Key traits of long-term greedy leaders:

  • Do you actively hire people who are smarter than you? There’s a short-term cost to your ego, but the long-term greedy leader knows that the payoff is a stronger, more interdependent team.
  • Do you delegate as much important work as possible? “You give up time you don’t have to equip others to do something they won’t do exactly
    the way you’d do it yourself. Painful.”
  • What about when your team members have opportunities to move to other positions? Short-term greedy leaders stand in the way. They don’t want to put forth the effort it takes to train someone new for that role. But a long-term greedy leader knows that the reputational and karmic equity makes it worthwhile to foster all promising relationships while they’re young.
  • They’re not impulsive.
  • They are committed to learning from their mistakes.

Does that sound like you? If so, great! You’re one of the long-term greedy leaders I’m talking about. But if you answered any of these questions in the negative, it might be time to reassess your best practices and incorporate some of the traits I talked about today.

During the month of June, I’ll be talking about long-term greed and why it’s so vital to success. I’ll be taking a deep dive on many of the traits and characteristics outlined above. Plus, I’ll be talking about some long-term greedy leaders in the real estate industry.

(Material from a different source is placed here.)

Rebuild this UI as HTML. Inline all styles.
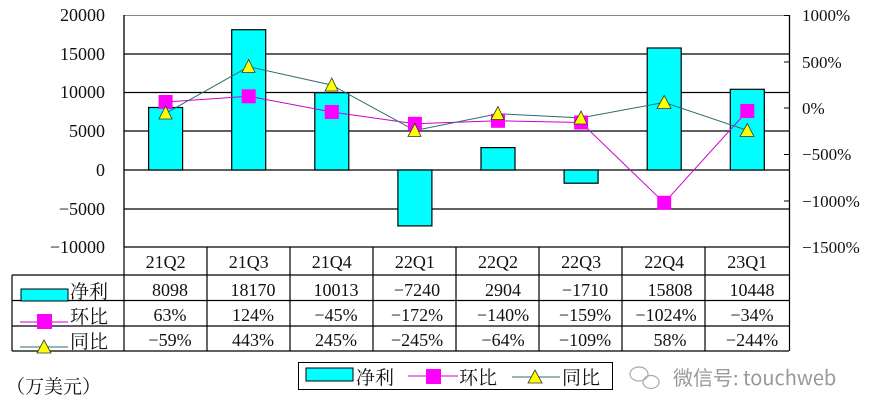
<!DOCTYPE html>
<html><head><meta charset="utf-8"><style>
html,body{margin:0;padding:0;background:#fff;}
svg text{font-family:"Liberation Serif","Noto Serif CJK SC","Noto Sans CJK SC",serif;fill:#111;}
.cj{font-family:'Noto Serif CJK SC','Noto Sans CJK SC',serif;}
</style></head><body>
<svg width="880" height="415" viewBox="0 0 880 415" xmlns="http://www.w3.org/2000/svg">
<rect width="880" height="415" fill="#fff"/>
<g stroke="#000" stroke-width="1.3">
<line x1="124" y1="54" x2="789" y2="54"/>
<line x1="124" y1="92.5" x2="789" y2="92.5"/>
<line x1="124" y1="131" x2="789" y2="131"/>
<line x1="124" y1="170" x2="789" y2="170"/>
<line x1="124" y1="209" x2="789" y2="209"/>
</g>
<line x1="124" y1="15.5" x2="789" y2="15.5" stroke="#888" stroke-width="1"/>
<line x1="124" y1="15" x2="124" y2="247" stroke="#000" stroke-width="1.3"/>
<line x1="789.5" y1="15" x2="789.5" y2="247" stroke="#000" stroke-width="1.3"/>
<g stroke="#000" stroke-width="1">
<line x1="784" y1="15.5" x2="789" y2="15.5"/><line x1="784" y1="62" x2="789" y2="62"/>
<line x1="784" y1="108" x2="789" y2="108"/><line x1="784" y1="154.5" x2="789" y2="154.5"/>
<line x1="784" y1="201" x2="789" y2="201"/>
</g>
<g fill="#00ffff" stroke="#000" stroke-width="1.2">
<rect x="148.6" y="107.5" width="34" height="62.5"/>
<rect x="231.7" y="29.7" width="34" height="140.3"/>
<rect x="314.8" y="92.7" width="34" height="77.3"/>
<rect x="397.9" y="170" width="34" height="55.9"/>
<rect x="481" y="147.6" width="34" height="22.4"/>
<rect x="564.1" y="170" width="34" height="13.2"/>
<rect x="647.2" y="48" width="34" height="122"/>
<rect x="730.3" y="89.3" width="34" height="80.7"/>
</g>
<polyline fill="none" stroke="#cc00cc" stroke-width="1" points="165.6,102 248.7,96.3 331.8,112 414.9,123.8 498,120.8 581.1,122.5 664.2,202.8 747.3,111"/>
<polyline fill="none" stroke="#2a6f6f" stroke-width="1" points="165.6,113.3 248.7,66.7 331.8,85.1 414.9,130.5 498,113.7 581.1,117.9 664.2,102.4 747.3,130.4"/>
<g fill="#ff00ff">
<rect x="158.6" y="95" width="14" height="14"/><rect x="241.7" y="89.3" width="14" height="14"/>
<rect x="324.8" y="105" width="14" height="14"/><rect x="407.9" y="116.8" width="14" height="14"/>
<rect x="491" y="113.8" width="14" height="14"/><rect x="574.1" y="115.5" width="14" height="14"/>
<rect x="657.2" y="195.8" width="14" height="14"/><rect x="740.3" y="104" width="14" height="14"/>
</g>
<g fill="#ffff00" stroke="#333" stroke-width="0.8">
<polygon points="165.6,106 159,119 172,119"/>
<polygon points="248.7,59.5 242,72.5 255,72.5"/>
<polygon points="331.8,78 325,91 338,91"/>
<polygon points="414.9,123.5 408,136.5 421,136.5"/>
<polygon points="498,106.5 491,119.5 504,119.5"/>
<polygon points="581.1,111 574,124 587,124"/>
<polygon points="664.2,95.5 657,108.5 671,108.5"/>
<polygon points="747.3,123.5 740,136.5 754,136.5"/>
</g>
<g font-size="18" text-anchor="end">
<text x="105" y="21">20000</text><text x="105" y="60">15000</text>
<text x="105" y="98">10000</text><text x="105" y="137">5000</text>
<text x="105" y="176">0</text><text x="105" y="215">−5000</text>
<text x="105" y="253">−10000</text>
</g>
<g font-size="17" text-anchor="start">
<text x="802" y="21">1000%</text><text x="802" y="68">500%</text>
<text x="802" y="114">0%</text><text x="802" y="160">−500%</text>
<text x="802" y="207">−1000%</text><text x="802" y="253">−1500%</text>
</g>
<g stroke="#000" stroke-width="1.2" fill="none">
<line x1="124" y1="247" x2="789" y2="247"/>
<line x1="12" y1="275" x2="789" y2="275"/>
<line x1="12" y1="300.5" x2="789" y2="300.5"/>
<line x1="12" y1="326" x2="789" y2="326"/>
<line x1="12" y1="351" x2="789" y2="351"/>
<line x1="12" y1="275" x2="12" y2="351"/>
<line x1="124" y1="247" x2="124" y2="351"/>
<line x1="207" y1="247" x2="207" y2="351"/><line x1="290" y1="247" x2="290" y2="351"/>
<line x1="373" y1="247" x2="373" y2="351"/><line x1="456" y1="247" x2="456" y2="351"/>
<line x1="539" y1="247" x2="539" y2="351"/><line x1="622" y1="247" x2="622" y2="351"/>
<line x1="705" y1="247" x2="705" y2="351"/><line x1="789.5" y1="247" x2="789.5" y2="351"/>
</g>
<g font-size="18" text-anchor="middle">
<text x="165.6" y="268">21Q2</text><text x="248.7" y="268">21Q3</text><text x="331.8" y="268">21Q4</text><text x="414.9" y="268">22Q1</text>
<text x="498" y="268">22Q2</text><text x="581.1" y="268">22Q3</text><text x="664.2" y="268">22Q4</text><text x="747.3" y="268">23Q1</text>
<text x="170" y="296">8098</text><text x="253" y="296">18170</text><text x="336" y="296">10013</text><text x="417" y="296">−7240</text>
<text x="503" y="296">2904</text><text x="585" y="296">−1710</text><text x="670" y="296">15808</text><text x="752" y="296">10448</text>
<text x="170" y="321">63%</text><text x="253" y="321">124%</text><text x="336" y="321">−45%</text><text x="417" y="321">−172%</text>
<text x="503" y="321">−140%</text><text x="585" y="321">−159%</text><text x="666" y="321">−1024%</text><text x="752" y="321">−34%</text>
<text x="170" y="346">−59%</text><text x="253" y="346">443%</text><text x="336" y="346">245%</text><text x="417" y="346">−245%</text>
<text x="503" y="346">−64%</text><text x="585" y="346">−109%</text><text x="670" y="346">58%</text><text x="752" y="346">−244%</text>
</g>
<rect x="21" y="289" width="47" height="12" fill="#00ffff" stroke="#000" stroke-width="1"/>
<line x1="20" y1="322" x2="68" y2="322" stroke="#cc00cc"/>
<rect x="37" y="314" width="15" height="15" fill="#ff00ff"/>
<line x1="20" y1="347" x2="68" y2="347" stroke="#2a6f6f"/>
<polygon points="44,340 37,353 51,353" fill="#ffff00" stroke="#333" stroke-width="0.8"/>
<text x="70" y="298" font-size="19" class="cj">净利</text>
<text x="70" y="323" font-size="19" class="cj">环比</text>
<text x="70" y="348" font-size="19" class="cj">同比</text>
<text x="6" y="393" font-size="19" class="cj">（万美元）</text>
<rect x="298.5" y="362.5" width="314" height="27" fill="#fff" stroke="#000" stroke-width="1"/>
<rect x="306" y="368" width="47" height="13" fill="#00ffff" stroke="#000" stroke-width="1"/>
<text x="356" y="384" font-size="19" class="cj">净利</text>
<line x1="408" y1="376" x2="458" y2="376" stroke="#cc00cc"/>
<rect x="426" y="369" width="15" height="15" fill="#ff00ff"/>
<text x="459" y="384" font-size="19" class="cj">环比</text>
<line x1="512" y1="377" x2="560" y2="377" stroke="#2a6f6f"/>
<polygon points="535,370 528,383 542,383" fill="#ffff00" stroke="#333" stroke-width="0.8"/>
<text x="562" y="384" font-size="19" class="cj">同比</text>
<g stroke="#aaa" stroke-width="1.2" fill="none">
<ellipse cx="639" cy="374" rx="9" ry="7"/>
<ellipse cx="651" cy="382" rx="8" ry="6.5"/>
</g>
<text x="673" y="385" font-size="20" style="fill:#999;font-family:'Noto Sans CJK SC',sans-serif">微信号: touchweb</text>
</svg>
</body></html>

I’ll be researching some of my favorite examples from in and out of the business world, and sharing some of their tips and advice here on the blog. P. Diddy, Mark Cuban, Richard Branson, Warren Buffet, and more.

Are there any other key traits of long-term greedy leadership that you’d add? Have you ever met anyone who embodies the qualities of long-term greed? Are there any other famous contemporary examples of people who embody these traits?